If you are not local to the Jacksonville, Florida area you must be willing and able to relocate within a reasonable amount of time. We can discuss whether or not you would live in my home but if you do as I am fully set up you would be expected to arrive with minimal belongings and no pets. (I am allergic to cats and have a currently not new animal friendly rescue pit and we’re working with a trainer but he’s not there yet.) You would need to be service oriented and would contribute financially to the home.
Your credit profile would be provided to me so I can see how financially responsible you are. I am in banking and am fully self supporting but absolutely will not pay your bills (nor do I want you paying mine beyond what we mutually agree upon in advance should you move in with me) and it is important to me that anyone who joins my house shows personal responsibility for their finances. Years ago I lost everything that I had and literally had to start over from nothing after having worked extremely hard to build my credit. Issues with medical bills and one off situations happen; we can discuss those.
Mental and physical issues and limitations must be discussed early on in the getting to know you stages. Within the last two months it was determined I was dealing with depression and I am currently (and for the first time in my life) on Lexapro and will be talking to my Doctor about weaning off of it shortly as it appears the need for it has passed. I’m not one who typically has extreme mood swings at all and am known for having a consistent demeanor.
I am a Sadist. If you absolutely hate pain but feel you would be an absolutely amazing fit otherwise; please move on as it would be a waste of time for us both. From my personal ad:
I’m very sweet, kind and nurturing but when it comes time to play I play hard, and I feed deeply. I’m not for the faint of heart. I will tear you to pieces but when the storm is over I will love you back together.
Your screams, bruises, tears and anguish are all aphrodisiacs to me. I enjoy everything from sensory deprivation to confinement to strap on play to blood play and if we were in a relationship you will be passed amongst my friends for their enjoyment as well. You would be my most prized possession but would be subject to whatever thought amuses me at any given time.
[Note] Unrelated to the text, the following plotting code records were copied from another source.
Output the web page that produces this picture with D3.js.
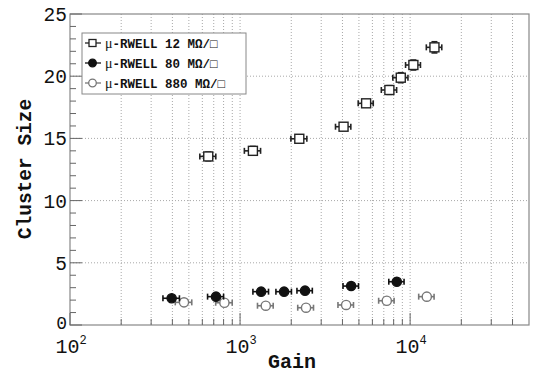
<!DOCTYPE html>
<html><head><meta charset="utf-8">
<script src="https://cdn.jsdelivr.net/npm/d3@7"></script>
<style>html,body{margin:0;padding:0;background:#fff;}svg{display:block;}</style>
</head><body>
<svg id="c" width="533" height="374"></svg>
<script>
// Data
const seriesNames = ["μ-RWELL 12 MΩ/□", "μ-RWELL 80 MΩ/□", "μ-RWELL 880 MΩ/□"];
const gain12  = [650, 1190, 2230, 4060, 5510, 7550, 8810, 10450, 13900];
const size12  = [13.55, 14.0, 14.97, 15.94, 17.82, 18.89, 19.88, 20.9, 22.32];
const gerr12  = [70, 130, 240, 420, 560, 780, 900, 1050, 1450];
const serr12  = [0.35, 0.35, 0.2, 0.25, 0.25, 0.35, 0.4, 0.4, 0.45];
const gain80  = [396, 722, 1330, 1815, 2410, 4500, 8350];
const size80  = [2.15, 2.28, 2.68, 2.68, 2.76, 3.13, 3.48];
const gerr80  = [44, 78, 140, 190, 250, 470, 860];
const serr80  = [0.12, 0.12, 0.12, 0.12, 0.12, 0.12, 0.12];
const gain880 = [468, 809, 1416, 2443, 4204, 7290, 12530];
const size880 = [1.82, 1.79, 1.55, 1.39, 1.61, 1.95, 2.28];
const gerr880 = [52, 90, 150, 260, 440, 760, 1300];
const serr880 = [0.1, 0.1, 0.1, 0.1, 0.1, 0.1, 0.1];
const xDomain = [100, 50000];
const yDomain = [0, 25];
const yTicks = [0, 5, 10, 15, 20, 25];
const xMajor = [100, 1000, 10000];
const xMinor = [200,300,400,500,600,700,800,900,2000,3000,4000,5000,6000,7000,8000,9000,20000,30000,40000];

const svg = d3.select("#c");
const L = 70, R = 529, T = 14, B = 325;
const x = d3.scaleLog().domain(xDomain).range([L, R]);
const y = d3.scaleLinear().domain(yDomain).range([B, T]);
const mono = "'Liberation Mono', 'DejaVu Sans Mono', monospace";
const gridC = "#a8a8a8", axC = "#888";

// grid
const g = svg.append("g");
g.selectAll("line.gx").data(xMajor.concat(xMinor).filter(v => v > 100)).join("line")
  .attr("x1", d => x(d)).attr("x2", d => x(d)).attr("y1", T).attr("y2", B)
  .attr("stroke", gridC).attr("stroke-width", 1).attr("stroke-dasharray", "1,2");
g.selectAll("line.gy").data(yTicks.filter(v => v > 0 && v < 25)).join("line")
  .attr("x1", L).attr("x2", R).attr("y1", d => y(d)).attr("y2", d => y(d))
  .attr("stroke", gridC).attr("stroke-width", 1).attr("stroke-dasharray", "1,2");

// frame
svg.append("rect").attr("x", L).attr("y", T).attr("width", R - L).attr("height", B - T)
  .attr("fill", "none").attr("stroke", axC).attr("stroke-width", 1.2);

// y ticks (inward)
const yMinor = d3.range(0, 25.01, 1);
svg.append("g").selectAll("line").data(yMinor).join("line")
  .attr("x1", L).attr("x2", d => L + (d % 5 === 0 ? 12 : 6))
  .attr("y1", d => y(d)).attr("y2", d => y(d)).attr("stroke", "#666").attr("stroke-width", 1);
// x ticks (inward)
svg.append("g").selectAll("line").data(xMajor.concat(xMinor)).join("line")
  .attr("x1", d => x(d)).attr("x2", d => x(d))
  .attr("y1", B).attr("y2", d => B - (xMajor.includes(d) ? 12 : 6)).attr("stroke", "#666").attr("stroke-width", 1);

// y tick labels
svg.append("g").selectAll("text").data(yTicks).join("text")
  .attr("x", 67).attr("y", d => y(d) + (d === 0 ? 4 : 7)).attr("text-anchor", "end")
  .attr("font-family", mono).attr("font-size", d => d === 0 ? 18 : 19.5).attr("fill", "#111").text(d => d);
// x tick labels
const xl = svg.append("g").selectAll("text").data(xMajor).join("text")
  .attr("x", d => x(d) + 1).attr("y", 353).attr("text-anchor", "middle")
  .attr("font-family", mono).attr("font-size", 20).attr("fill", "#111");
xl.append("tspan").text("10");
xl.append("tspan").attr("dy", -9).attr("font-size", 12).text(d => Math.round(Math.log10(d)));

// axis titles
svg.append("text").attr("x", 292).attr("y", 368).attr("text-anchor", "middle")
  .attr("font-family", mono).attr("font-weight", "bold").attr("font-size", 20).attr("fill", "#111").text("Gain");
svg.append("text").attr("transform", "translate(31,169) rotate(-90)").attr("text-anchor", "middle")
  .attr("font-family", mono).attr("font-weight", "bold").attr("font-size", 19.5).attr("fill", "#111").text("Cluster Size");

// series drawing
function drawSeries(gx, sy, ge, se, color, marker, fill) {
  const pts = gx.map((v, i) => ({gx: v, sy: sy[i], ge: ge[i], se: se[i]}));
  const s = svg.append("g").attr("stroke", color).attr("stroke-width", 1.6);
  pts.forEach(p => {
    const cx = x(p.gx), cy = y(p.sy);
    const x0 = x(p.gx - p.ge), x1 = x(p.gx + p.ge);
    const y0 = y(p.sy - p.se), y1 = y(p.sy + p.se);
    s.append("line").attr("x1", x0).attr("x2", x1).attr("y1", cy).attr("y2", cy);
    s.append("line").attr("x1", x0).attr("x2", x0).attr("y1", cy - 3).attr("y2", cy + 3);
    s.append("line").attr("x1", x1).attr("x2", x1).attr("y1", cy - 3).attr("y2", cy + 3);
    if (y1 < cy - 4) {
      s.append("line").attr("x1", cx).attr("x2", cx).attr("y1", y0).attr("y2", y1);
      s.append("line").attr("x1", cx - 3).attr("x2", cx + 3).attr("y1", y0).attr("y2", y0);
      s.append("line").attr("x1", cx - 3).attr("x2", cx + 3).attr("y1", y1).attr("y2", y1);
    }
    drawMarker(s, marker, cx, cy, color, fill);
  });
}
function drawMarker(s, marker, cx, cy, color, fill) {
  if (marker === "square") {
    s.append("rect").attr("x", cx - 4.5).attr("y", cy - 4.5).attr("width", 9).attr("height", 9)
      .attr("fill", fill).attr("stroke", color).attr("stroke-width", 1.4);
  } else {
    s.append("circle").attr("cx", cx).attr("cy", cy).attr("r", 4.6)
      .attr("fill", fill).attr("stroke", color).attr("stroke-width", 1.4);
  }
}
drawSeries(gain880, size880, gerr880, serr880, "#777", "circle", "#fff");
drawSeries(gain80, size80, gerr80, serr80, "#111", "circle", "#111");
drawSeries(gain12, size12, gerr12, serr12, "#222", "square", "#fff");

// legend
const lg = svg.append("g");
lg.append("rect").attr("x", 82).attr("y", 33).attr("width", 164).attr("height", 61)
  .attr("fill", "#fff").attr("stroke", "#888").attr("stroke-width", 1);
const legStyle = [["#222", "square", "#fff"], ["#111", "circle", "#111"], ["#777", "circle", "#fff"]];
seriesNames.forEach((n, i) => {
  const yy = 43 + i * 20;
  const [c, m, f] = legStyle[i];
  const s = lg.append("g").attr("stroke", c).attr("stroke-width", 1.3);
  s.append("line").attr("x1", 85).attr("x2", 101).attr("y1", yy).attr("y2", yy);
  if (m === "square") {
    s.append("rect").attr("x", 89).attr("y", yy - 3.5).attr("width", 7).attr("height", 7).attr("fill", f);
  } else {
    s.append("circle").attr("cx", 92.5).attr("cy", yy).attr("r", 3.8).attr("fill", f);
  }
  const t = lg.append("text").attr("x", 105).attr("y", yy + 4.5)
    .attr("font-family", mono).attr("font-size", 12.5).attr("font-weight", "bold").attr("fill", "#111");
  t.append("tspan").attr("font-weight", "normal").attr("font-family", "'Liberation Serif', serif").attr("font-size", 14).text(n.slice(0, 1));
  t.append("tspan").text(n.slice(1));
});
</script>
</body></html>
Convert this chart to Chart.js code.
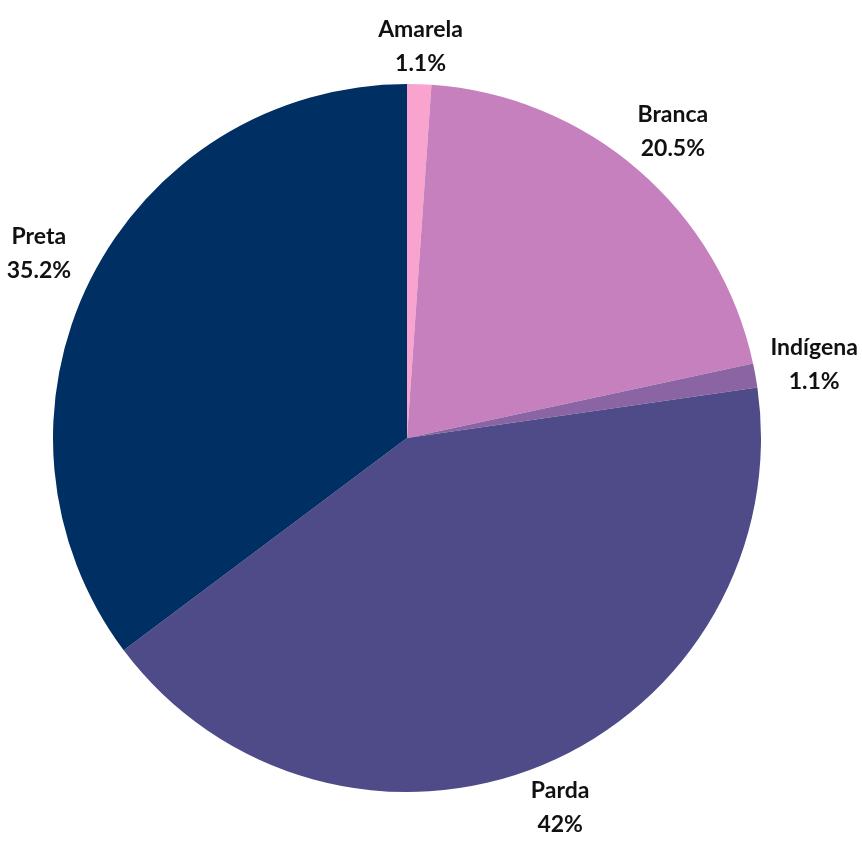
<!DOCTYPE html>
<html>
<head>
<meta charset="utf-8">
<script src="https://cdn.jsdelivr.net/npm/chart.js@4"></script>
<style>
  html, body { margin: 0; padding: 0; background: #fff; }
  #wrap { width: 862px; height: 841px; }
</style>
</head>
<body>
<div id="wrap"><canvas id="chart" width="862" height="841"></canvas></div>
<script>
const labels = ['Amarela', 'Branca', 'Indígena', 'Parda', 'Preta'];
const values = [1.1, 20.5, 1.1, 42, 35.2];
const colors = ['#f9a3cf', '#c680bd', '#8b65a3', '#4f4a88', '#002f63'];

// name + percentage written outside each slice;
// side labels sit a little further out since their boxes are wider than tall
const outsideLabels = {
  id: 'outsideLabels',
  afterDatasetsDraw(chart) {
    const ctx = chart.ctx;
    const meta = chart.getDatasetMeta(0);
    ctx.save();
    ctx.fillStyle = '#111';
    ctx.textAlign = 'center';
    ctx.textBaseline = 'middle';
    ctx.font = 'bold 23px Lato, "Open Sans", sans-serif';
    meta.data.forEach((arc, i) => {
      const mid = (arc.startAngle + arc.endAngle) / 2;
      const r = arc.outerRadius + 37 + 23 * Math.abs(Math.cos(mid));
      const x = arc.x + Math.cos(mid) * r;
      const y = arc.y + Math.sin(mid) * r;
      ctx.fillText(labels[i], x, y - 17);
      ctx.fillText(values[i] + '%', x, y + 17);
    });
    ctx.restore();
  }
};

new Chart(document.getElementById('chart'), {
  type: 'pie',
  data: {
    labels: labels,
    datasets: [{
      data: values,
      backgroundColor: colors,
      borderWidth: 0
    }]
  },
  options: {
    responsive: false,
    animation: false,
    layout: { padding: { left: 53, right: 101, top: 84, bottom: 49 } },
    plugins: {
      legend: { display: false },
      tooltip: { enabled: false }
    }
  },
  plugins: [outsideLabels]
});
</script>
</body>
</html>
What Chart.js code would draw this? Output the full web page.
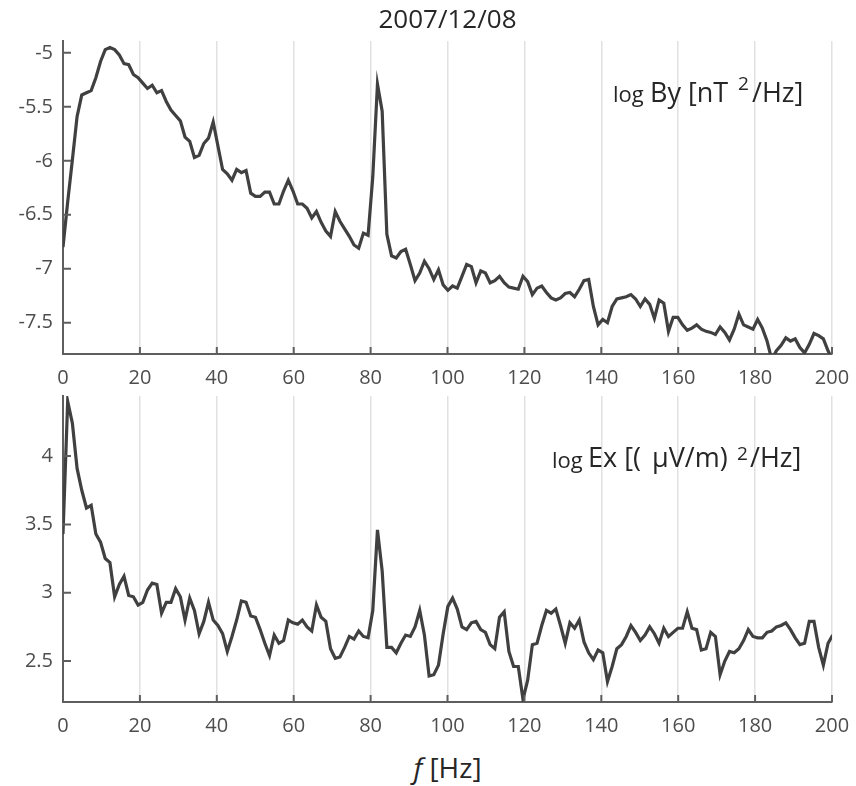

I’m only interested in someone who is proactive and doesn’t need a micromanager. I’m an incredibly giving person and am looking for someone who’s presence will be a benefit to my life as I plan to be to theirs. I am also very much affected by energy so am looking for someone who is positive, happy and proactive in leading a productive and healthy yet extremely kinky life with someone who adores you but also who has absolutely no problem smiling sweetly at you as she is licking your blood off of her lips.
Expounding on that as intense as I am during play, I am also extremely down to earth, playful and loving. I work a corporate job and am an artist as well, and have a very free spirited goofy side to counter the constantly responsible part of me that is always present. I’m a hopeless romantic who loves nothing more than an Alpha man who is willing to be vulnerable for me and still have hopes that he is out there somewhere.
If you’re still reading this and feel as if you’d like to throw your hat in the ring; I’d love to chat with you. I have a passport and a strong desire for adventure and am ready to start building a life with my Happily Ever After.